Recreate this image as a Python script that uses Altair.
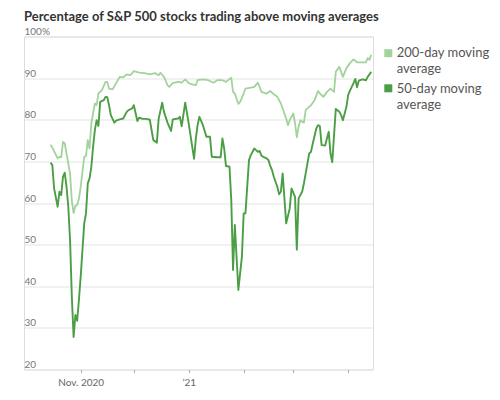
import altair as alt
import pandas as pd

title_text = "Percentage of S&P 500 stocks trading above moving averages"
series_names = ["200-day moving average", "50-day moving average"]
legend_lines = [["200-day moving", "average"], ["50-day moving", "average"]]
series_colors = ["#a2d39b", "#4c9e45"]

dates_200 = [
    "2020-10-15", "2020-10-16", "2020-10-19", "2020-10-20", "2020-10-21", "2020-10-22",
    "2020-10-23", "2020-10-25", "2020-10-26", "2020-10-27", "2020-10-28", "2020-10-29",
    "2020-10-30", "2020-10-31", "2020-11-01", "2020-11-03", "2020-11-04", "2020-11-05",
    "2020-11-06", "2020-11-07", "2020-11-09", "2020-11-10", "2020-11-11", "2020-11-13",
    "2020-11-15", "2020-11-16", "2020-11-17", "2020-11-19", "2020-11-21", "2020-11-23",
    "2020-11-25", "2020-11-27", "2020-11-29", "2020-12-01", "2020-12-04", "2020-12-07",
    "2020-12-10", "2020-12-13", "2020-12-15", "2020-12-16", "2020-12-18", "2020-12-20",
    "2020-12-21", "2020-12-23", "2020-12-26", "2020-12-28", "2020-12-30", "2021-01-01",
    "2021-01-03", "2021-01-05", "2021-01-06", "2021-01-09", "2021-01-12", "2021-01-15",
    "2021-01-17", "2021-01-20", "2021-01-22", "2021-01-25", "2021-01-26", "2021-01-27",
    "2021-01-29", "2021-01-30", "2021-02-01", "2021-02-02", "2021-02-05", "2021-02-07",
    "2021-02-09", "2021-02-10", "2021-02-11", "2021-02-14", "2021-02-16", "2021-02-18",
    "2021-02-20", "2021-02-22", "2021-02-23", "2021-02-25", "2021-02-26", "2021-02-27",
    "2021-03-01", "2021-03-02", "2021-03-03", "2021-03-04", "2021-03-05", "2021-03-07",
    "2021-03-08", "2021-03-11", "2021-03-13", "2021-03-15", "2021-03-16", "2021-03-18",
    "2021-03-20", "2021-03-22", "2021-03-24", "2021-03-25", "2021-03-27", "2021-03-29",
    "2021-03-31", "2021-04-02", "2021-04-04", "2021-04-06", "2021-04-09", "2021-04-11",
    "2021-04-12", "2021-04-13", "2021-04-14",
]
values_200 = [
    74.0, 73.3, 70.7, 71.1, 71.0, 74.7,
    74.3, 69.5, 67.0, 60.5, 57.6, 59.3,
    59.5, 61.0, 63.9, 71.1, 71.3, 75.1,
    73.1, 79.1, 83.9, 83.5, 86.3, 87.1,
    89.1, 89.1, 87.5, 87.3, 88.8, 90.3,
    90.2, 90.9, 90.7, 91.7, 91.3, 91.2,
    90.9, 91.2, 90.7, 91.3, 90.3, 88.3,
    87.9, 88.8, 89.1, 88.9, 89.7, 88.8,
    88.5, 88.3, 89.5, 89.7, 89.5, 88.9,
    89.5, 89.5, 89.1, 90.1, 86.7, 86.3,
    83.8, 84.3, 86.3, 87.5, 87.7, 87.9,
    88.9, 87.9, 86.7, 86.3, 86.9, 86.1,
    85.5, 83.9, 82.7, 80.3, 78.7, 79.9,
    81.5, 79.1, 75.8, 78.3, 79.9, 79.3,
    82.3, 83.5, 84.7, 86.9, 86.3, 85.5,
    86.7, 87.5, 86.7, 91.5, 92.7, 90.3,
    92.4, 93.6, 94.5, 93.8, 93.8, 93.8,
    94.8, 94.4, 95.6,
]

dates_50 = [
    "2020-10-15", "2020-10-16", "2020-10-17", "2020-10-19", "2020-10-20", "2020-10-21",
    "2020-10-22", "2020-10-23", "2020-10-24", "2020-10-25", "2020-10-26", "2020-10-27",
    "2020-10-28", "2020-10-29", "2020-10-30", "2020-10-31", "2020-11-01", "2020-11-03",
    "2020-11-04", "2020-11-05", "2020-11-06", "2020-11-07", "2020-11-08", "2020-11-09",
    "2020-11-10", "2020-11-11", "2020-11-12", "2020-11-14", "2020-11-15", "2020-11-16",
    "2020-11-17", "2020-11-18", "2020-11-20", "2020-11-21", "2020-11-23", "2020-11-25",
    "2020-11-27", "2020-11-28", "2020-11-30", "2020-12-01", "2020-12-03", "2020-12-04",
    "2020-12-06", "2020-12-08", "2020-12-10", "2020-12-12", "2020-12-14", "2020-12-15",
    "2020-12-17", "2020-12-18", "2020-12-20", "2020-12-22", "2020-12-23", "2020-12-26",
    "2020-12-27", "2020-12-28", "2020-12-30", "2021-01-01", "2021-01-04", "2021-01-05",
    "2021-01-06", "2021-01-07", "2021-01-09", "2021-01-11", "2021-01-13", "2021-01-14",
    "2021-01-17", "2021-01-19", "2021-01-20", "2021-01-21", "2021-01-22", "2021-01-24",
    "2021-01-25", "2021-01-26", "2021-01-27", "2021-01-29", "2021-01-30", "2021-01-31",
    "2021-02-01", "2021-02-02", "2021-02-04", "2021-02-05", "2021-02-07", "2021-02-08",
    "2021-02-09", "2021-02-10", "2021-02-11", "2021-02-12", "2021-02-14", "2021-02-15",
    "2021-02-16", "2021-02-17", "2021-02-18", "2021-02-20", "2021-02-21", "2021-02-22",
    "2021-02-23", "2021-02-25", "2021-02-27", "2021-02-28", "2021-03-02", "2021-03-03",
    "2021-03-04", "2021-03-06", "2021-03-07", "2021-03-09", "2021-03-10", "2021-03-11",
    "2021-03-12", "2021-03-14", "2021-03-15", "2021-03-16", "2021-03-17", "2021-03-19",
    "2021-03-20", "2021-03-21", "2021-03-22", "2021-03-23", "2021-03-25", "2021-03-27",
    "2021-03-28", "2021-03-29", "2021-03-31", "2021-04-01", "2021-04-02", "2021-04-04",
    "2021-04-05", "2021-04-06", "2021-04-07", "2021-04-09", "2021-04-11", "2021-04-12",
    "2021-04-14",
]
values_50 = [
    69.7, 69.1, 63.5, 59.1, 62.7, 61.9,
    66.3, 67.3, 63.9, 59.1, 51.1, 37.5,
    27.8, 33.1, 31.7, 36.7, 42.3, 55.1,
    57.5, 64.7, 65.9, 68.7, 73.5, 77.5,
    79.9, 78.5, 84.3, 84.7, 85.5, 85.4,
    83.5, 81.1, 79.3, 79.8, 80.1, 80.3,
    81.9, 82.3, 82.7, 83.5, 79.7, 80.5,
    80.2, 80.2, 80.0, 75.1, 74.5, 80.2,
    84.1, 81.9, 79.3, 77.3, 80.1, 80.3,
    80.7, 78.4, 84.1, 79.0, 70.6, 75.5,
    78.7, 80.7, 78.7, 75.9, 75.9, 71.1,
    71.0, 71.0, 75.5, 73.1, 68.9, 68.7,
    60.7, 43.9, 54.7, 39.1, 43.1, 47.1,
    57.5, 57.5, 70.3, 71.5, 73.1, 72.7,
    72.3, 72.5, 71.4, 71.1, 70.7, 70.3,
    68.9, 67.9, 66.3, 63.9, 62.1, 62.7,
    67.1, 55.1, 58.7, 63.5, 61.5, 48.8,
    61.1, 62.7, 64.7, 69.5, 71.9, 72.3,
    74.3, 77.9, 78.7, 78.5, 73.9, 73.8,
    75.5, 77.1, 71.9, 69.8, 82.6, 81.9,
    81.1, 79.9, 83.1, 86.0, 87.0, 88.8,
    89.8, 87.8, 89.4, 89.7, 89.5, 90.3,
    91.5,
]

y_ticks = [20, 30, 40, 50, 60, 70, 80, 90, 100]
y_tick_labels = ["\u200720", "\u200730", "\u200740", "\u200750", "\u200760",
                 "\u200770", "\u200780", "\u200790", "100%"]
x_tick_dates = ["2020-11-01", "2020-12-01", "2021-01-01", "2021-02-01", "2021-03-01", "2021-04-01"]
x_tick_labels = ["Nov. 2020", "", "\u201921", "", "", ""]
x_domain = ["2020-09-30", "2021-04-15"]


def to_dt(s):
    y, m, d = (int(p) for p in s.split("-"))
    return alt.DateTime(year=y, month=m, date=d)


df200 = pd.DataFrame({"date": [d + "T00:00:00" for d in dates_200],
                      "value": values_200, "series": series_names[0]})
df50 = pd.DataFrame({"date": [d + "T00:00:00" for d in dates_50],
                     "value": values_50, "series": series_names[1]})

x_expr = " : ".join(
    f"timeFormat(datum.value, '%Y-%m-%d') == '{d}' ? '{lab}'"
    for d, lab in zip(x_tick_dates, x_tick_labels) if lab
) + " : ''"
y_expr = " : ".join(
    f"datum.value == {v} ? '{lab}'" for v, lab in zip(y_ticks, y_tick_labels)
) + " : datum.label"

x_enc = alt.X(
    "date:T",
    title=None,
    scale=alt.Scale(domain=[to_dt(x_domain[0]), to_dt(x_domain[1])]),
    axis=alt.Axis(
        values=[to_dt(s) for s in x_tick_dates], labelExpr=x_expr,
        grid=False, domain=False, ticks=True, tickSize=3, tickColor="#aaaaaa",
        labelFont="Lato", labelFontSize=10, labelColor="#666666",
        labelPadding=5, labelFlush=False, labelOverlap=False, labelBound=False,
    ),
)
y_enc = alt.Y(
    "value:Q",
    title=None,
    scale=alt.Scale(domain=[20, 100], nice=False, zero=False),
    axis=alt.Axis(
        values=y_ticks, labelExpr=y_expr,
        grid=True, gridColor="#e3e3e3", gridWidth=1,
        domain=False, ticks=False, tickSize=0,
        labelAlign="left", labelBaseline="alphabetic", labelOffset=-2, labelPadding=0,
        labelFont="Lato", labelFontSize=10, labelColor="#777777",
        labelFlush=False, labelOverlap=False, labelBound=False,
    ),
)
color_enc = alt.Color("series:N", scale=alt.Scale(domain=series_names, range=series_colors), legend=None)

line200 = alt.Chart(df200).mark_line(strokeWidth=1.8, strokeJoin="round").encode(
    x=x_enc, y=y_enc, color=color_enc)
line50 = alt.Chart(df50).mark_line(strokeWidth=1.9, strokeJoin="round").encode(
    x=x_enc, y=y_enc, color=color_enc)

legend_layers = []
sq_y = [16.7, 51.8]
txt_y = [20.8, 56.8]
for i in range(2):
    src = pd.DataFrame({"series": [series_names[i]]})
    legend_layers.append(
        alt.Chart(src).mark_square(size=64, opacity=1).encode(
            x=alt.value(364.3), y=alt.value(sq_y[i]), color=color_enc))
    legend_layers.append(
        alt.Chart(src).mark_text(align="left", baseline="alphabetic", font="Lato",
                                 fontSize=13, color="#555555", lineHeight=15.5).encode(
            x=alt.value(372.7), y=alt.value(txt_y[i]), text=alt.value(legend_lines[i])))

chart = alt.layer(line200, line50, *legend_layers).properties(
    width=349,
    height=333,
    title=alt.TitleParams(text=title_text, anchor="start", font="Lato", fontSize=13,
                          fontWeight="bold", color="#333333", offset=3),
    padding={"left": 16, "top": 28.5, "right": 118, "bottom": 22},
    autosize=alt.AutoSizeParams(type="none"),
).configure_view(stroke=None).configure(background="white")

chart.save("out.html", embed_options={"renderer": "svg", "actions": False})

**Requirements**
Repeat the lines of the listing above verbatim, beginning at its first line and ending at the line containing "import pandas as pd", which is included. Omit pictures.

**Task output**
Recreate this image as a Python script that uses Altair.
import altair as alt
import pandas as pd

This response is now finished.